*REQUIREMENT*. Word for word, give the material below again, minus any images.

*RECORD LIST*.
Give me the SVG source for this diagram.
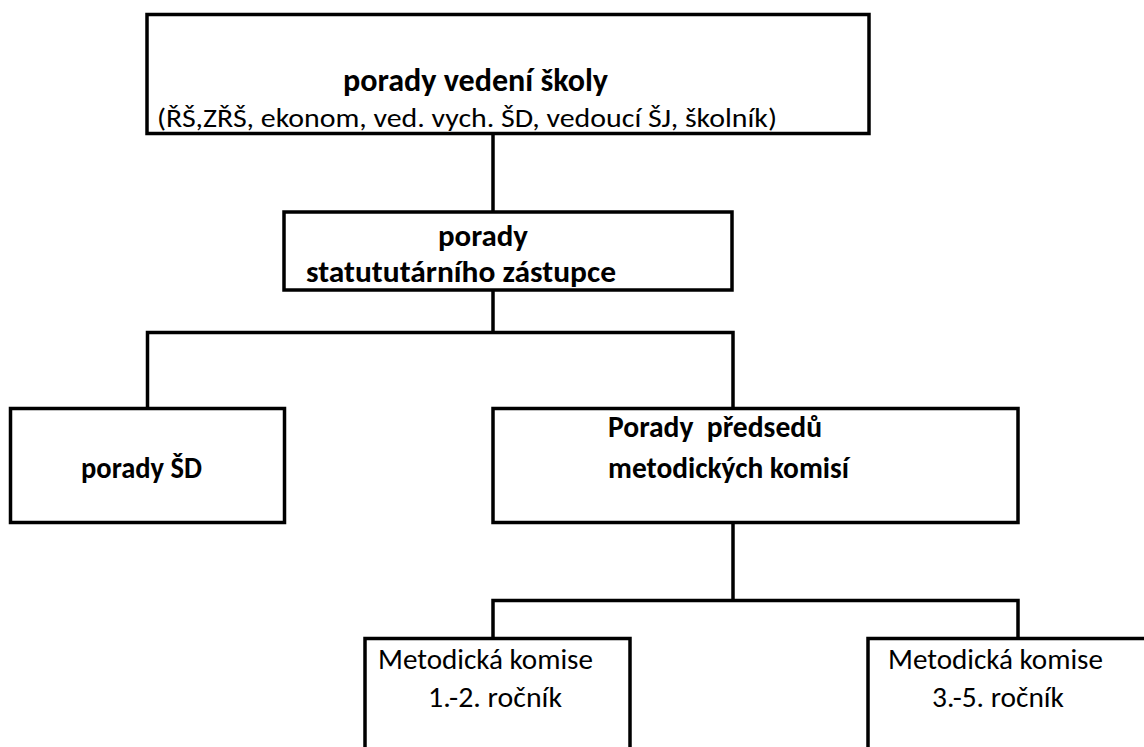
<svg xmlns="http://www.w3.org/2000/svg" width="1144" height="747" viewBox="0 0 1144 747">
<style>
.box{fill:#fff;stroke:#000;stroke-width:3.5}
.conn{fill:none;stroke:#000;stroke-width:3.5}
.b{font-family:Carlito,Calibri,Lato,"Liberation Sans",sans-serif;font-weight:bold;font-size:30px;fill:#000}
.r{font-family:Carlito,Calibri,Lato,"Liberation Sans",sans-serif;font-size:29px;fill:#000}
.t{font-size:32px}
.p{font-size:26px}
</style>
<rect width="1144" height="747" fill="#fff"/>
<g id="connectors">
<path class="conn" d="M493 134V212"/>
<path class="conn" d="M493 290V334"/>
<path class="conn" d="M147.5 408V332.5H733V408"/>
<path class="conn" d="M733 523V600.5"/>
<path class="conn" d="M493 638V600.5H1018V638"/>
</g>
<g id="node-vedeni">
<rect class="box" x="147" y="14.5" width="722" height="119"/>
<text class="b t" x="343" y="91" textLength="265" lengthAdjust="spacingAndGlyphs">porady vedení školy</text>
<text class="r p" x="157" y="127" textLength="620" lengthAdjust="spacingAndGlyphs">(ŘŠ,ZŘŠ, ekonom, ved. vych. ŠD, vedoucí ŠJ, školník)</text>
</g>
<g id="node-statutar">
<rect class="box" x="284" y="212" width="448" height="78"/>
<text class="b" x="438" y="246" textLength="90" lengthAdjust="spacingAndGlyphs">porady</text>
<text class="b" x="306" y="282" textLength="310" lengthAdjust="spacingAndGlyphs">statututárního zástupce</text>
</g>
<g id="node-sd">
<rect class="box" x="10.5" y="408.5" width="274" height="114"/>
<text class="b" x="81" y="478" textLength="121" lengthAdjust="spacingAndGlyphs">porady ŠD</text>
</g>
<g id="node-predsedu">
<rect class="box" x="493" y="408.5" width="525" height="114"/>
<text class="b" x="608" y="437" xml:space="preserve" textLength="214" lengthAdjust="spacingAndGlyphs">Porady  předsedů</text>
<text class="b" x="608" y="478" textLength="241" lengthAdjust="spacingAndGlyphs">metodických komisí</text>
</g>
<g id="node-mk12">
<rect class="box" x="365" y="638.5" width="265" height="130"/>
<text class="r" x="378" y="669" textLength="215" lengthAdjust="spacingAndGlyphs">Metodická komise</text>
<text class="r" x="428" y="707" textLength="134" lengthAdjust="spacingAndGlyphs">1.-2. ročník</text>
</g>
<g id="node-mk35">
<rect class="box" x="868" y="638.5" width="300" height="130"/>
<text class="r" x="888" y="669" textLength="215" lengthAdjust="spacingAndGlyphs">Metodická komise</text>
<text class="r" x="932" y="707" textLength="132" lengthAdjust="spacingAndGlyphs">3.-5. ročník</text>
</g>
</svg>
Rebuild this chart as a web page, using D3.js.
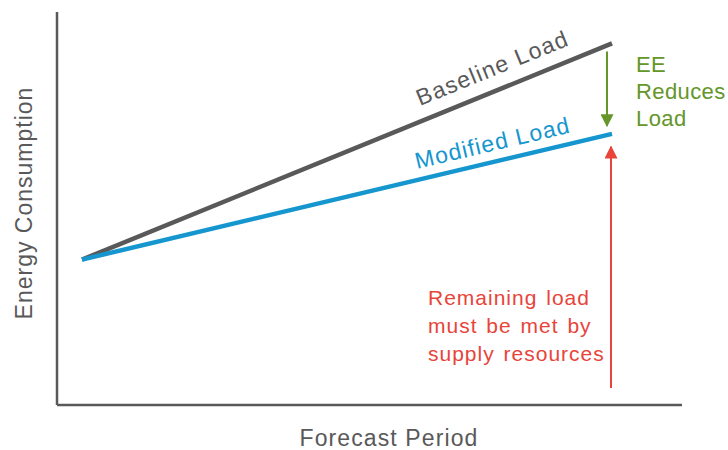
<!DOCTYPE html>
<html>
<head>
<meta charset="utf-8">
<script src="https://cdn.jsdelivr.net/npm/d3@7"></script>
<style>
  body { margin: 0; background: #fff; }
  text { font-family: "Liberation Sans", Arial, sans-serif; }
</style>
</head>
<body>
<div id="chart"></div>
<script>
// forecast period (start, end) and load values
const periods = [1, 22.2];
const baselineLoad = [37, 92];
const modifiedLoad = [37, 69];
const axisTitles = ["Forecast Period", "Energy Consumption"];

const width = 728, height = 450;

const svg = d3.select("#chart")
  .append("svg")
  .attr("width", width)
  .attr("height", height);

const x = d3.scaleLinear().domain([0, 25]).range([57, 682]);
const y = d3.scaleLinear().domain([0, 100]).range([405, 12]);

// axes (no ticks)
svg.append("line")
  .attr("x1", x(0)).attr("x2", x(0))
  .attr("y1", y(100)).attr("y2", y(0))
  .attr("stroke", "#595959").attr("stroke-width", 2.5);
svg.append("line")
  .attr("x1", x(0)).attr("x2", x(25))
  .attr("y1", y(0)).attr("y2", y(0))
  .attr("stroke", "#595959").attr("stroke-width", 2.5);

const line = d3.line().x(d => x(d[0])).y(d => y(d[1]));

const baseline = d3.zip(periods, baselineLoad);
const modified = d3.zip(periods, modifiedLoad);

svg.append("path")
  .attr("d", line(baseline))
  .attr("fill", "none")
  .attr("stroke", "#595959")
  .attr("stroke-width", 4.5);

svg.append("path")
  .attr("d", line(modified))
  .attr("fill", "none")
  .attr("stroke", "#1596cf")
  .attr("stroke-width", 4.5);

// arrow heads
const defs = svg.append("defs");
[["greenHead", "#64962a"], ["redHead", "#e8443a"]].forEach(([id, c]) => {
  defs.append("marker")
    .attr("id", id)
    .attr("viewBox", "0 0 10 10")
    .attr("refX", 9).attr("refY", 5)
    .attr("markerWidth", 13).attr("markerHeight", 13)
    .attr("markerUnits", "userSpaceOnUse")
    .attr("orient", "auto")
    .append("path")
    .attr("d", "M0,0 L10,5 L0,10 Z")
    .attr("fill", c);
});

const arrowX = periods[1];
svg.append("line")
  .attr("x1", x(arrowX) - 5).attr("x2", x(arrowX) - 5)
  .attr("y1", y(baselineLoad[1]) + 8)
  .attr("y2", y(modifiedLoad[1]) - 8)
  .attr("stroke", "#64962a").attr("stroke-width", 2)
  .attr("marker-end", "url(#greenHead)");

svg.append("line")
  .attr("x1", x(arrowX) - 1).attr("x2", x(arrowX) - 1)
  .attr("y1", y(4.3))
  .attr("y2", y(modifiedLoad[1]) + 13)
  .attr("stroke", "#e8443a").attr("stroke-width", 2)
  .attr("marker-end", "url(#redHead)");

// line labels rotated along the lines
function angleOf(pts) {
  const [a, b] = pts;
  return Math.atan2(y(b[1]) - y(a[1]), x(b[0]) - x(a[0])) * 180 / Math.PI;
}

svg.append("text")
  .attr("transform", `translate(420,106) rotate(${angleOf(baseline)})`)
  .attr("font-size", 23)
  .attr("letter-spacing", 1.3)
  .attr("fill", "#595959")
  .text("Baseline Load");

svg.append("text")
  .attr("transform", `translate(417,169) rotate(${angleOf(modified)})`)
  .attr("font-size", 23)
  .attr("letter-spacing", 1.1)
  .attr("fill", "#1596cf")
  .text("Modified Load");

// annotations
const greenText = ["EE", "Reduces", "Load"];
svg.append("g").selectAll("text")
  .data(greenText)
  .join("text")
  .attr("x", 636)
  .attr("y", (d, i) => 72 + i * 27)
  .attr("font-size", 22)
  .attr("letter-spacing", 0.4)
  .attr("fill", "#64962a")
  .text(d => d);

const redText = ["Remaining load", "must be met by", "supply resources"];
svg.append("g").selectAll("text")
  .data(redText)
  .join("text")
  .attr("x", 428)
  .attr("y", (d, i) => 305 + i * 28)
  .attr("font-size", 21)
  .attr("letter-spacing", 1)
  .attr("word-spacing", 2)
  .attr("fill", "#e8443a")
  .text(d => d);

// axis titles
svg.append("text")
  .attr("x", 389).attr("y", 446)
  .attr("text-anchor", "middle")
  .attr("font-size", 23)
  .attr("letter-spacing", 1.1)
  .attr("fill", "#595959")
  .text(axisTitles[0]);

svg.append("text")
  .attr("transform", "translate(32,203) rotate(-90)")
  .attr("text-anchor", "middle")
  .attr("font-size", 23)
  .attr("letter-spacing", 1)
  .attr("fill", "#595959")
  .text(axisTitles[1]);
</script>
</body>
</html>
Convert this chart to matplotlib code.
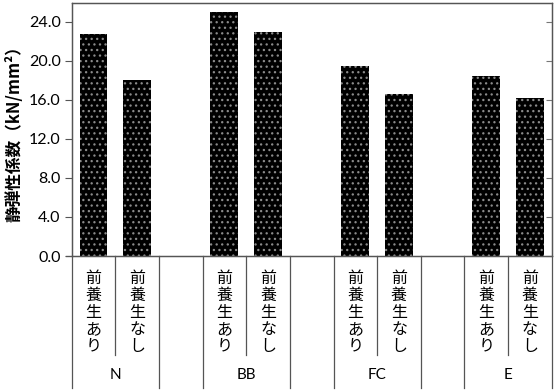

*ANSWER TO THIS EXERCISE*.
Give me the SVG source for this diagram.
<svg xmlns="http://www.w3.org/2000/svg" width="1144" height="747" viewBox="0 0 1144 747">
<style>
.box{fill:#fff;stroke:#000;stroke-width:3.5}
.conn{fill:none;stroke:#000;stroke-width:3.5}
.b{font-family:Carlito,Calibri,Lato,"Liberation Sans",sans-serif;font-weight:bold;font-size:30px;fill:#000}
.r{font-family:Carlito,Calibri,Lato,"Liberation Sans",sans-serif;font-size:29px;fill:#000}
.t{font-size:32px}
.p{font-size:26px}
</style>
<rect width="1144" height="747" fill="#fff"/>
<g id="connectors">
<path class="conn" d="M493 134V212"/>
<path class="conn" d="M493 290V334"/>
<path class="conn" d="M147.5 408V332.5H733V408"/>
<path class="conn" d="M733 523V600.5"/>
<path class="conn" d="M493 638V600.5H1018V638"/>
</g>
<g id="node-vedeni">
<rect class="box" x="147" y="14.5" width="722" height="119"/>
<text class="b t" x="343" y="91" textLength="265" lengthAdjust="spacingAndGlyphs">porady vedení školy</text>
<text class="r p" x="157" y="127" textLength="620" lengthAdjust="spacingAndGlyphs">(ŘŠ,ZŘŠ, ekonom, ved. vych. ŠD, vedoucí ŠJ, školník)</text>
</g>
<g id="node-statutar">
<rect class="box" x="284" y="212" width="448" height="78"/>
<text class="b" x="438" y="246" textLength="90" lengthAdjust="spacingAndGlyphs">porady</text>
<text class="b" x="306" y="282" textLength="310" lengthAdjust="spacingAndGlyphs">statututárního zástupce</text>
</g>
<g id="node-sd">
<rect class="box" x="10.5" y="408.5" width="274" height="114"/>
<text class="b" x="81" y="478" textLength="121" lengthAdjust="spacingAndGlyphs">porady ŠD</text>
</g>
<g id="node-predsedu">
<rect class="box" x="493" y="408.5" width="525" height="114"/>
<text class="b" x="608" y="437" xml:space="preserve" textLength="214" lengthAdjust="spacingAndGlyphs">Porady  předsedů</text>
<text class="b" x="608" y="478" textLength="241" lengthAdjust="spacingAndGlyphs">metodických komisí</text>
</g>
<g id="node-mk12">
<rect class="box" x="365" y="638.5" width="265" height="130"/>
<text class="r" x="378" y="669" textLength="215" lengthAdjust="spacingAndGlyphs">Metodická komise</text>
<text class="r" x="428" y="707" textLength="134" lengthAdjust="spacingAndGlyphs">1.-2. ročník</text>
</g>
<g id="node-mk35">
<rect class="box" x="868" y="638.5" width="300" height="130"/>
<text class="r" x="888" y="669" textLength="215" lengthAdjust="spacingAndGlyphs">Metodická komise</text>
<text class="r" x="932" y="707" textLength="132" lengthAdjust="spacingAndGlyphs">3.-5. ročník</text>
</g>
</svg>
Rebuild this chart as a web page, using D3.js.
<!DOCTYPE html>
<html>
<head>
<meta charset="utf-8">
<script src="https://cdn.jsdelivr.net/npm/d3@7"></script>
<style>
  body { margin: 0; background: #fff; }
  text { font-family: "Liberation Sans", Arial, sans-serif; }
</style>
</head>
<body>
<div id="chart"></div>
<script>
// forecast period (start, end) and load values
const periods = [1, 22.2];
const baselineLoad = [37, 92];
const modifiedLoad = [37, 69];
const axisTitles = ["Forecast Period", "Energy Consumption"];

const width = 728, height = 450;

const svg = d3.select("#chart")
  .append("svg")
  .attr("width", width)
  .attr("height", height);

const x = d3.scaleLinear().domain([0, 25]).range([57, 682]);
const y = d3.scaleLinear().domain([0, 100]).range([405, 12]);

// axes (no ticks)
svg.append("line")
  .attr("x1", x(0)).attr("x2", x(0))
  .attr("y1", y(100)).attr("y2", y(0))
  .attr("stroke", "#595959").attr("stroke-width", 2.5);
svg.append("line")
  .attr("x1", x(0)).attr("x2", x(25))
  .attr("y1", y(0)).attr("y2", y(0))
  .attr("stroke", "#595959").attr("stroke-width", 2.5);

const line = d3.line().x(d => x(d[0])).y(d => y(d[1]));

const baseline = d3.zip(periods, baselineLoad);
const modified = d3.zip(periods, modifiedLoad);

svg.append("path")
  .attr("d", line(baseline))
  .attr("fill", "none")
  .attr("stroke", "#595959")
  .attr("stroke-width", 4.5);

svg.append("path")
  .attr("d", line(modified))
  .attr("fill", "none")
  .attr("stroke", "#1596cf")
  .attr("stroke-width", 4.5);

// arrow heads
const defs = svg.append("defs");
[["greenHead", "#64962a"], ["redHead", "#e8443a"]].forEach(([id, c]) => {
  defs.append("marker")
    .attr("id", id)
    .attr("viewBox", "0 0 10 10")
    .attr("refX", 9).attr("refY", 5)
    .attr("markerWidth", 13).attr("markerHeight", 13)
    .attr("markerUnits", "userSpaceOnUse")
    .attr("orient", "auto")
    .append("path")
    .attr("d", "M0,0 L10,5 L0,10 Z")
    .attr("fill", c);
});

const arrowX = periods[1];
svg.append("line")
  .attr("x1", x(arrowX) - 5).attr("x2", x(arrowX) - 5)
  .attr("y1", y(baselineLoad[1]) + 8)
  .attr("y2", y(modifiedLoad[1]) - 8)
  .attr("stroke", "#64962a").attr("stroke-width", 2)
  .attr("marker-end", "url(#greenHead)");

svg.append("line")
  .attr("x1", x(arrowX) - 1).attr("x2", x(arrowX) - 1)
  .attr("y1", y(4.3))
  .attr("y2", y(modifiedLoad[1]) + 13)
  .attr("stroke", "#e8443a").attr("stroke-width", 2)
  .attr("marker-end", "url(#redHead)");

// line labels rotated along the lines
function angleOf(pts) {
  const [a, b] = pts;
  return Math.atan2(y(b[1]) - y(a[1]), x(b[0]) - x(a[0])) * 180 / Math.PI;
}

svg.append("text")
  .attr("transform", `translate(420,106) rotate(${angleOf(baseline)})`)
  .attr("font-size", 23)
  .attr("letter-spacing", 1.3)
  .attr("fill", "#595959")
  .text("Baseline Load");

svg.append("text")
  .attr("transform", `translate(417,169) rotate(${angleOf(modified)})`)
  .attr("font-size", 23)
  .attr("letter-spacing", 1.1)
  .attr("fill", "#1596cf")
  .text("Modified Load");

// annotations
const greenText = ["EE", "Reduces", "Load"];
svg.append("g").selectAll("text")
  .data(greenText)
  .join("text")
  .attr("x", 636)
  .attr("y", (d, i) => 72 + i * 27)
  .attr("font-size", 22)
  .attr("letter-spacing", 0.4)
  .attr("fill", "#64962a")
  .text(d => d);

const redText = ["Remaining load", "must be met by", "supply resources"];
svg.append("g").selectAll("text")
  .data(redText)
  .join("text")
  .attr("x", 428)
  .attr("y", (d, i) => 305 + i * 28)
  .attr("font-size", 21)
  .attr("letter-spacing", 1)
  .attr("word-spacing", 2)
  .attr("fill", "#e8443a")
  .text(d => d);

// axis titles
svg.append("text")
  .attr("x", 389).attr("y", 446)
  .attr("text-anchor", "middle")
  .attr("font-size", 23)
  .attr("letter-spacing", 1.1)
  .attr("fill", "#595959")
  .text(axisTitles[0]);

svg.append("text")
  .attr("transform", "translate(32,203) rotate(-90)")
  .attr("text-anchor", "middle")
  .attr("font-size", 23)
  .attr("letter-spacing", 1)
  .attr("fill", "#595959")
  .text(axisTitles[1]);
</script>
</body>
</html>
Convert this chart to matplotlib code.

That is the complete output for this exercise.